Sono 31 (24 ospedali e 7 consultori) le strutture sanitarie in Italia con il 100% di obiettori di coscienza per medici ginecologi, anestesisti, infermieri o OSS. Quasi 50 quelli con una percentuale superiore al 90% e oltre 80 quelli con un tasso di obiezione superiore all’80%. È quanto emerge dall’indagine aggiornata di Chiara Lalli, docente di Storia della Medicina, e di Sonia Montegiove, informatica e giornalista, per il libro “Mai Dati, Dati aperti (sulla 194) – Perché ci servono e perché ci servono per scegliere”.

La ricerca ha evidenziato ciò che la Relazione ministeriale non fa emergere, pubblicando i dati chiusi e aggregati per Regione.
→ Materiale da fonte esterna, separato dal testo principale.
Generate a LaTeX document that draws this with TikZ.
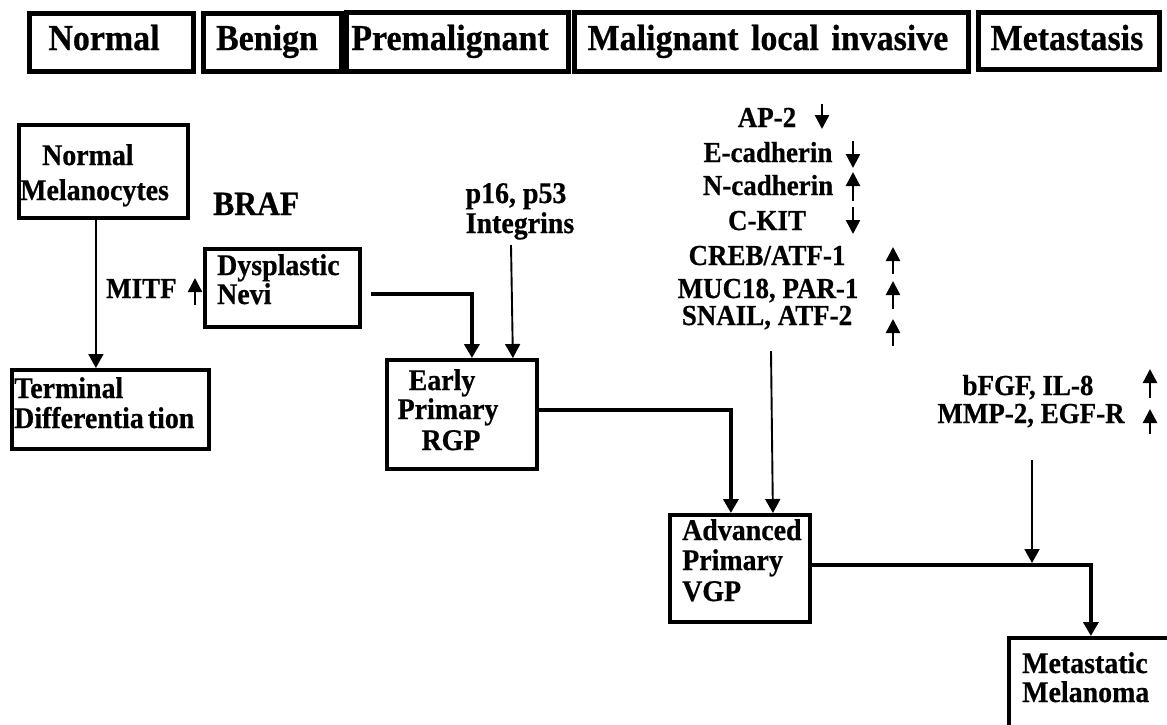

Inoltre l’ultima Relazione del Ministero della salute, presentata al parlamento lo scorso anno, si riferisce ai dati definitivi relativi al 2019.

“L’indagine Mai dati – si legge su Il Sole – ci dice che la valutazione del numero degli obiettori e dei non obiettori è troppo spesso molto lontana dalla realtà”, dichiarano Chiara Lalli e Sonia Montegiove. “Dobbiamo infatti sapere, tra i non obiettori, chi esegue realmente le IVG (in alcuni ospedali alcuni non obiettori eseguono solo ecografie, oppure ci sono non obiettori che lavorano in ospedali nei quali non esiste il servizio IVG, e quindi non ne eseguono). La percentuale nazionale di ginecologi non obiettori di coscienza (che secondo la Relazione è del 33%) deve, dunque, essere ulteriormente ridotta perché non tutti i non obiettori eseguono IVG. Non basta conoscere la percentuale media degli obiettori per regione per sapere se l’accesso all’IVG è davvero garantito in una determinata struttura sanitaria. Perché ottenere un aborto è un servizio medico e non può essere una caccia al tesoro”.

L’indagine di Lalli e Montegiove evidenzia come l’ultima Relazione sulla stessa legge del Ministero della salute e i dati in essa contenuti, relativi al 2019, restituiscono una fotografia poco utile, sfocata, parziale di quanto avviene realmente nelle strutture ospedaliere del nostro Paese. Di fatto, sia il ritardo nella presentazione, sia gli indicatori e le modalità di pubblicazione dei dati (chiusi e aggregati), rendono la relazione un’osservazione passiva e neanche tanto veritiera della realtà.

Questo si traduce in un mancato miglioramento.